[Task goal]: From the records below, please print only the lines from the one containing "Clone this chart in Plotly." through the one containing "import plotly.graph_objects as go", both included. Skip the pictures.

— start Information supplied —

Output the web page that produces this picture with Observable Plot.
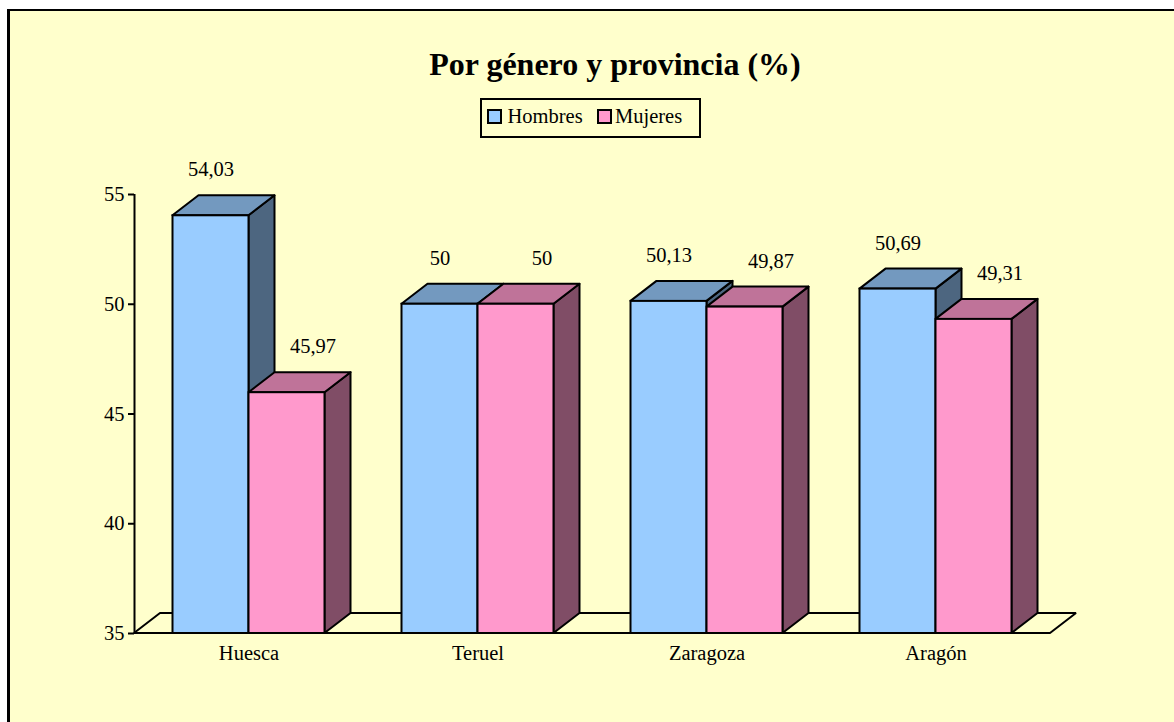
<!DOCTYPE html>
<html>
<head>
<meta charset="utf-8">
<script src="https://cdn.jsdelivr.net/npm/d3@7"></script>
<script src="https://cdn.jsdelivr.net/npm/@observablehq/plot@0.6"></script>
<style>
  html, body { margin: 0; padding: 0; background: #ffffff; }
  body { width: 1174px; height: 722px; overflow: hidden; position: relative; font-family: "Liberation Serif", "Times New Roman", serif; }
  #frame { position: absolute; left: 7px; top: 9px; width: 1220px; height: 760px; background: #FFFFCC; border-top: 2px solid #000; border-left: 3px solid #000; }
  #title { position: absolute; left: 365px; width: 500px; top: 48px; text-align: center; font-size: 32px; line-height: 32px; font-weight: bold; color: #000; white-space: nowrap; }
  #legend { position: absolute; left: 480px; top: 98px; width: 217px; height: 36px; border: 2px solid #000; }
  .sw { position: absolute; width: 11px; height: 11px; border: 2px solid #000; top: 9px; }
  .lt { position: absolute; font-size: 20.5px; line-height: 20.5px; top: 6px; color: #000; white-space: nowrap; }
  #chart { position: absolute; left: 0; top: 150px; }
</style>
</head>
<body>
<div id="frame"></div>
<div id="title">Por género y provincia (%)</div>
<div id="legend"></div>
<div id="chart"></div>
<script>
// ---- data ----
const categories = ["Huesca", "Teruel", "Zaragoza", "Aragón"];
const series = ["Hombres", "Mujeres"];
const hombres = [54.03, 50, 50.13, 50.69];
const mujeres = [45.97, 50, 49.87, 49.31];
const yTicks = [35, 40, 45, 50, 55];

// ---- styles ----
const colors = {
  Hombres: { front: "#99CCFF", top: "#7399BF", side: "#4D6680" },
  Mujeres: { front: "#FF99CC", top: "#BF7399", side: "#804D66" }
};
const bg = "#FFFFCC";

// ---- layout ----
const W = 1174, H = 572;
const mLeft = 134, mRight = 124, mTop = 44, mBottom = 89;
const yMin = 35, yMax = 55;
const pxPerX = (W - mLeft - mRight) / categories.length;
const pxPerY = (H - mTop - mBottom) / (yMax - yMin);
const depthX = 26 / pxPerX, depthY = 20 / pxPerY;
const barW = 76 / pxPerX;
const gap = (1 - 2 * barW) / 2;

// legend
const legend = document.getElementById("legend");
const legPos = [{sw: 5, tx: 25.5}, {sw: 114.5, tx: 133}];
series.forEach((s, j) => {
  const sw = document.createElement("div");
  sw.className = "sw"; sw.style.left = legPos[j].sw + "px"; sw.style.background = colors[s].front;
  legend.appendChild(sw);
  const t = document.createElement("div");
  t.className = "lt"; t.style.left = legPos[j].tx + "px"; t.textContent = s;
  legend.appendChild(t);
});

// ---- tables built from data ----
const values = { Hombres: hombres, Mujeres: mujeres };
const bars = [];
categories.forEach((c, i) => {
  series.forEach((s, j) => {
    const v = values[s][i];
    const x1 = i + gap + j * barW;
    bars.push({ id: c + "-" + s, cat: c, series: s, value: v, x1, x2: x1 + barW,
                label: String(v).replace(".", ",") });
  });
});
const sides = bars.flatMap(b => [
  { id: b.id, series: b.series, x: b.x2, y1: yMin, y2: b.value },
  { id: b.id, series: b.series, x: b.x2 + depthX, y1: yMin + depthY, y2: b.value + depthY }
]);
const tops = bars.flatMap(b => [
  { id: b.id, series: b.series, xa: b.x1, xb: b.x2, y: b.value },
  { id: b.id, series: b.series, xa: b.x1 + depthX, xb: b.x2 + depthX, y: b.value + depthY }
]);
const floor = [
  { xa: 0, xb: categories.length, y: yMin },
  { xa: depthX, xb: categories.length + depthX, y: yMin + depthY }
];
const catLabels = categories.map((c, i) => ({ c, x: i + 0.5 }));

const sideFill = d => colors[d.series].side;
const topFill = d => colors[d.series].top;
const frontFill = d => colors[d.series].front;

const chart = Plot.plot({
  width: W, height: H,
  marginLeft: mLeft, marginRight: mRight, marginTop: mTop, marginBottom: mBottom,
  style: { background: "transparent", fontFamily: "'Liberation Serif', 'Times New Roman', serif", fontSize: "20.5px", color: "#000", overflow: "visible" },
  x: { domain: [0, categories.length], axis: null },
  y: { domain: [yMin, yMax], axis: null },
  marks: [
    Plot.area(floor, { x1: "xa", x2: "xb", y1: "y", fill: bg, stroke: "#000", strokeWidth: 2, strokeLinejoin: "miter" }),
    Plot.ruleX([0], { y1: yMin, y2: yMax, stroke: "#000", strokeWidth: 2 }),
    Plot.axisY(yTicks, { anchor: "left", tickSize: 6, tickPadding: 4, strokeWidth: 2, stroke: "#000", fill: "#000", label: null, fontSize: 20.5 }),
    Plot.area(sides, { x1: "x", y1: "y1", y2: "y2", z: "id", fill: sideFill, stroke: "#000", strokeWidth: 2, strokeLinejoin: "round" }),
    Plot.area(tops, { x1: "xa", x2: "xb", y1: "y", z: "id", fill: topFill, stroke: "#000", strokeWidth: 2, strokeLinejoin: "round" }),
    Plot.rect(bars, { x1: "x1", x2: "x2", y1: yMin, y2: "value", fill: frontFill, stroke: "#000", strokeWidth: 2, insetLeft: 0, insetRight: 0 }),
    Plot.text(bars.filter(b => b.series === "Hombres"), { x: d => (d.x1 + d.x2) / 2, y: "value", text: "label", dy: -46, fill: "#000" }),
    Plot.text(bars.filter(b => b.series === "Mujeres"), { x: d => (d.x1 + d.x2) / 2, y: "value", text: "label", dy: -46, dx: 26, fill: "#000" }),
    Plot.text(catLabels, { x: "x", y: yMin, text: "c", dy: 20, fill: "#000" })
  ]
});
document.getElementById("chart").appendChild(chart);
</script>
</body>
</html>
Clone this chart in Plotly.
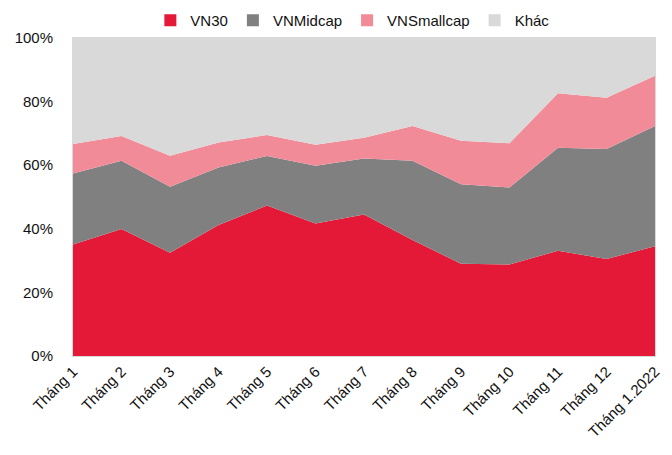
import plotly.graph_objects as go

months = ["Tháng 1", "Tháng 2", "Tháng 3", "Tháng 4", "Tháng 5", "Tháng 6", "Tháng 7",
          "Tháng 8", "Tháng 9", "Tháng 10", "Tháng 11", "Tháng 12", "Tháng 1.2022"]
vn30 = [35.1, 39.9, 32.5, 41.2, 47.3, 41.7, 44.5, 36.5, 29.0, 28.8, 33.1, 30.5, 34.5]
vnmidcap = [22.3, 21.5, 20.7, 18.1, 15.6, 18.1, 17.6, 24.9, 25.0, 24.2, 32.4, 34.6, 37.8]
vnsmallcap = [9.3, 7.8, 9.8, 7.8, 6.6, 6.6, 6.5, 10.9, 13.7, 13.9, 17.1, 16.1, 15.8]
khac = [33.3, 30.8, 37.0, 32.9, 30.5, 33.6, 31.4, 27.7, 32.3, 33.1, 17.4, 18.8, 11.9]

series = [("VN30", vn30, "#E31937"), ("VNMidcap", vnmidcap, "#808080"),
          ("VNSmallcap", vnsmallcap, "#F28B98"), ("Khác", khac, "#D9D9D9")]

FONT = "Liberation Sans Narrow, Arial Narrow, Liberation Sans, Arial, sans-serif"

fig = go.Figure()
for name, vals, col in series:
    fig.add_trace(go.Scatter(x=months, y=vals, name=name, mode="lines",
                             stackgroup="one", line=dict(width=0, color=col),
                             fillcolor=col, showlegend=False))
# legend entries with square swatches
for name, vals, col in series:
    fig.add_trace(go.Scatter(x=[None], y=[None], name=name, mode="markers",
                             marker=dict(symbol="square", size=12, color=col),
                             showlegend=True))

# page has a default 8px body margin, so size/margins compensate for it
fig.update_layout(
    width=664, height=447,
    margin=dict(l=65, r=17, t=30, b=99, autoexpand=False),
    paper_bgcolor="white", plot_bgcolor="white",
    font=dict(family=FONT, size=15, color="#111"),
    showlegend=True,
    legend=dict(orientation="h", x=0.48, xanchor="center", y=1.055, yanchor="middle",
                font=dict(size=15), itemwidth=30, traceorder="normal",
                tracegroupgap=0, borderwidth=0),
    xaxis=dict(type="category", range=[0, 12], tickangle=-45, showgrid=False,
               ticks="", showline=True, linecolor="#D9D9D9", mirror=True,
               tickfont=dict(size=15)),
    yaxis=dict(range=[0, 100], dtick=20, ticksuffix="%", showgrid=False,
               showline=True, linecolor="#D9D9D9", mirror=True, ticks="",
               ticklabelstandoff=16, tickfont=dict(size=15)),
)

fig.write_html("out.html")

— end Information supplied —

[Task solution]:
Clone this chart in Plotly.
import plotly.graph_objects as go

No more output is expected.